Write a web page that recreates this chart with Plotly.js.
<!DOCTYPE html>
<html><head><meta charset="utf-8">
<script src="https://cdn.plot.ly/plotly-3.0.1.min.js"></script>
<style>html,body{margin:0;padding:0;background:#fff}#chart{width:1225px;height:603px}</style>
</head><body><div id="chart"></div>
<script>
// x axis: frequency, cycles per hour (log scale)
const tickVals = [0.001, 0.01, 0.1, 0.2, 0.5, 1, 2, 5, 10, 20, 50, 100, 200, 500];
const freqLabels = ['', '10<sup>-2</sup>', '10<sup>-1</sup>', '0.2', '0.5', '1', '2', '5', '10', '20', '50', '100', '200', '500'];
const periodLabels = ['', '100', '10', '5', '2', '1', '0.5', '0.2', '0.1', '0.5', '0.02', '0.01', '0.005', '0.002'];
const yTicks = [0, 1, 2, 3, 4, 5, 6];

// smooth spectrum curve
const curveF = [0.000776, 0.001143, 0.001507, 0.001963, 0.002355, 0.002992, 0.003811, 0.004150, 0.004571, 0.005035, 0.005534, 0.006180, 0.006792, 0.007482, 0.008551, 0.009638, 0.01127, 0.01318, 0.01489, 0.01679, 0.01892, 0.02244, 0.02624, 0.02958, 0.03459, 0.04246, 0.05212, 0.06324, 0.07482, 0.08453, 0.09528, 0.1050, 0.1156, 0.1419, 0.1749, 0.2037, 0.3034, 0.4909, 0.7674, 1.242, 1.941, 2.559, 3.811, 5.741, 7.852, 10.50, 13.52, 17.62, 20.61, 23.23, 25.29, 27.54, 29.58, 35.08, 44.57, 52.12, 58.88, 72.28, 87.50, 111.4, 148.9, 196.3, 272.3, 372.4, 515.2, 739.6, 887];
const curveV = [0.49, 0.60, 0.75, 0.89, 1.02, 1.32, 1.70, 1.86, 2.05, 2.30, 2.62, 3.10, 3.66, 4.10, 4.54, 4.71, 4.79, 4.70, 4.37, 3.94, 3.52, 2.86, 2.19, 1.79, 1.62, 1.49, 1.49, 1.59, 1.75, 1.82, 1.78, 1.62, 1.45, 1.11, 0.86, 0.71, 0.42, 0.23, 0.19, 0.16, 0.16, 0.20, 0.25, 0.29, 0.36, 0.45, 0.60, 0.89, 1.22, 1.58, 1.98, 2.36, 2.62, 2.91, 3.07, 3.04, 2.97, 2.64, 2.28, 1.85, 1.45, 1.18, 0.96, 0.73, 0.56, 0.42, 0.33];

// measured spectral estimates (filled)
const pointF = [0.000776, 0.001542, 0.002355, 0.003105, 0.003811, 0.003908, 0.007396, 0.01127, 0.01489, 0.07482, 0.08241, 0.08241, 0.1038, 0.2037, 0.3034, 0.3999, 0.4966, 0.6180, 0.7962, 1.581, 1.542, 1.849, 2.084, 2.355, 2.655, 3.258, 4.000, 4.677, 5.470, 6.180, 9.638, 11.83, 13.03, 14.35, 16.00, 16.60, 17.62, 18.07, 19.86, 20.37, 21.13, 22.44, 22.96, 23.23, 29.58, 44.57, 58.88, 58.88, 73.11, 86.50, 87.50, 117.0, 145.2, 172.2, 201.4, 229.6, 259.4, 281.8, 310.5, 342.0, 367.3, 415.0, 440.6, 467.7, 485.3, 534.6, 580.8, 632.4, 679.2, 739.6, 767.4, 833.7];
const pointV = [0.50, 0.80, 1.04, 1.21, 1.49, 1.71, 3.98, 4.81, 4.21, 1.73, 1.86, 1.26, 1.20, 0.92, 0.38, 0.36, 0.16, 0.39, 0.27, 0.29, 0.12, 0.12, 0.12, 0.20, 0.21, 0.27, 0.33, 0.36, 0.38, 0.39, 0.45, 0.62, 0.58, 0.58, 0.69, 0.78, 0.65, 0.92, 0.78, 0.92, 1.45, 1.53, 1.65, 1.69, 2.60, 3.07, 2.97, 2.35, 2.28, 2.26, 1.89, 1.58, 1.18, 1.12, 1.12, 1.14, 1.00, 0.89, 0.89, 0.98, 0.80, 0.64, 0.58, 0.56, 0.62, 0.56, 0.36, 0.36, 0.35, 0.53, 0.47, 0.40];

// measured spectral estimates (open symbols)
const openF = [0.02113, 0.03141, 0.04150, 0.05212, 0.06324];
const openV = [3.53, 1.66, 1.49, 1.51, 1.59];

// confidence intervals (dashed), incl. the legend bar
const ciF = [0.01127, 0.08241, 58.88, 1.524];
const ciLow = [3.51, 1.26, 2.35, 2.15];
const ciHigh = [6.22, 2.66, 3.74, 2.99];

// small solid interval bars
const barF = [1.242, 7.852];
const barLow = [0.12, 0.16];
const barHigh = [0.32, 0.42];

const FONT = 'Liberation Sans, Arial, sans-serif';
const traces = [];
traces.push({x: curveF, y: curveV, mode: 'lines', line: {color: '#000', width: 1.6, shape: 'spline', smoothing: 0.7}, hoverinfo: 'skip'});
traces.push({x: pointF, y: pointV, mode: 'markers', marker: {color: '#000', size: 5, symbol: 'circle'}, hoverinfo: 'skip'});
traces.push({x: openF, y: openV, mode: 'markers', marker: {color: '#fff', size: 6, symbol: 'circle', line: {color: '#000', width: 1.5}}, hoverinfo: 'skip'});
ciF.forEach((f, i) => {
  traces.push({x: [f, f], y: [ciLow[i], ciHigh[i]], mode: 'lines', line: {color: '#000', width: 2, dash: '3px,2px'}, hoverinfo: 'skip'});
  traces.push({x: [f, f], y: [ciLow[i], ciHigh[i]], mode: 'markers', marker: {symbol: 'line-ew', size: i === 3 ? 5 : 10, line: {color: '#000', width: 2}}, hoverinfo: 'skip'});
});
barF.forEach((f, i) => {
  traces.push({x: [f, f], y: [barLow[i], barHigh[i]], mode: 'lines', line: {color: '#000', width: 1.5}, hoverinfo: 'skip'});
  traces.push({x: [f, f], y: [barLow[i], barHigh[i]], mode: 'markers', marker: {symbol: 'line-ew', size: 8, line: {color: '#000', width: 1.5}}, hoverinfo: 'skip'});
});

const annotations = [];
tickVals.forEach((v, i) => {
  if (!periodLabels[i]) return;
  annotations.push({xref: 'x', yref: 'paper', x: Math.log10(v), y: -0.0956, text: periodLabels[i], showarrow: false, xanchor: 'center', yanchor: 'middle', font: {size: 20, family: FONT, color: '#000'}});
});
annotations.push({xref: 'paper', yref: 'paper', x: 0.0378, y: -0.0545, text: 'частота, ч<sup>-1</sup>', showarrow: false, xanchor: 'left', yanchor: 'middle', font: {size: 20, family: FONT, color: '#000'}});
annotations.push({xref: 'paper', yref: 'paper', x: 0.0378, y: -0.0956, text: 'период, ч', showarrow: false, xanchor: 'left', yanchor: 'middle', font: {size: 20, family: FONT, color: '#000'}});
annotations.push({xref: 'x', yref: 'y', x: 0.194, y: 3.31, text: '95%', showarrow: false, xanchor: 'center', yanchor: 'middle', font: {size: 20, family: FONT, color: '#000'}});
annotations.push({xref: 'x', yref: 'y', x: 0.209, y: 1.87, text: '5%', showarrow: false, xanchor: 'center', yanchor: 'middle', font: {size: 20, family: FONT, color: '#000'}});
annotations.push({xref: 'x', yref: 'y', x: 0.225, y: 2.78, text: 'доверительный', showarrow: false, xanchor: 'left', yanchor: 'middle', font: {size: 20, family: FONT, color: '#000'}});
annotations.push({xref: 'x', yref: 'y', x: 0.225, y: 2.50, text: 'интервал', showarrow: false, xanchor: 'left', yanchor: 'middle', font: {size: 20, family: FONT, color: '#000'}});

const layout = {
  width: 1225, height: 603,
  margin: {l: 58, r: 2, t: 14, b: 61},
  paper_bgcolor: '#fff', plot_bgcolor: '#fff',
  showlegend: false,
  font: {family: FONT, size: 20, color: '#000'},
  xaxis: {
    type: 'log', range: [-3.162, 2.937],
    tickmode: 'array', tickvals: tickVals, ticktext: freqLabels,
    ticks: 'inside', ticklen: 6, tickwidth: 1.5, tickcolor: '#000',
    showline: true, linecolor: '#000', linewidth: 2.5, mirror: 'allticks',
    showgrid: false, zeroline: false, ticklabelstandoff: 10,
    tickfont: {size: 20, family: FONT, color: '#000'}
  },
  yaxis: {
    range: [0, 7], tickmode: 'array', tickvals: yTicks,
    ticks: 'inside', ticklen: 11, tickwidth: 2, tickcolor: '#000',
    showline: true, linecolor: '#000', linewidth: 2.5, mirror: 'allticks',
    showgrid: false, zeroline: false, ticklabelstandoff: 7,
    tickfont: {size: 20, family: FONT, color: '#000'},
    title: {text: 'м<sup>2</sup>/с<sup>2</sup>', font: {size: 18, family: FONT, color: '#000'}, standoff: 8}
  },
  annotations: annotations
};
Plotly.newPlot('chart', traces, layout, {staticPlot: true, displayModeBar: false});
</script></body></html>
⁂
■ Instructions for the task ■
Everything from the first line through the line containing "const yTicks = [0, 1, 2, 3, 4, 5, 6];" should be quoted exactly, and nothing beyond it.

■ Expected output ■
Write a web page that recreates this chart with Plotly.js.
<!DOCTYPE html>
<html><head><meta charset="utf-8">
<script src="https://cdn.plot.ly/plotly-3.0.1.min.js"></script>
<style>html,body{margin:0;padding:0;background:#fff}#chart{width:1225px;height:603px}</style>
</head><body><div id="chart"></div>
<script>
// x axis: frequency, cycles per hour (log scale)
const tickVals = [0.001, 0.01, 0.1, 0.2, 0.5, 1, 2, 5, 10, 20, 50, 100, 200, 500];
const freqLabels = ['', '10<sup>-2</sup>', '10<sup>-1</sup>', '0.2', '0.5', '1', '2', '5', '10', '20', '50', '100', '200', '500'];
const periodLabels = ['', '100', '10', '5', '2', '1', '0.5', '0.2', '0.1', '0.5', '0.02', '0.01', '0.005', '0.002'];
const yTicks = [0, 1, 2, 3, 4, 5, 6];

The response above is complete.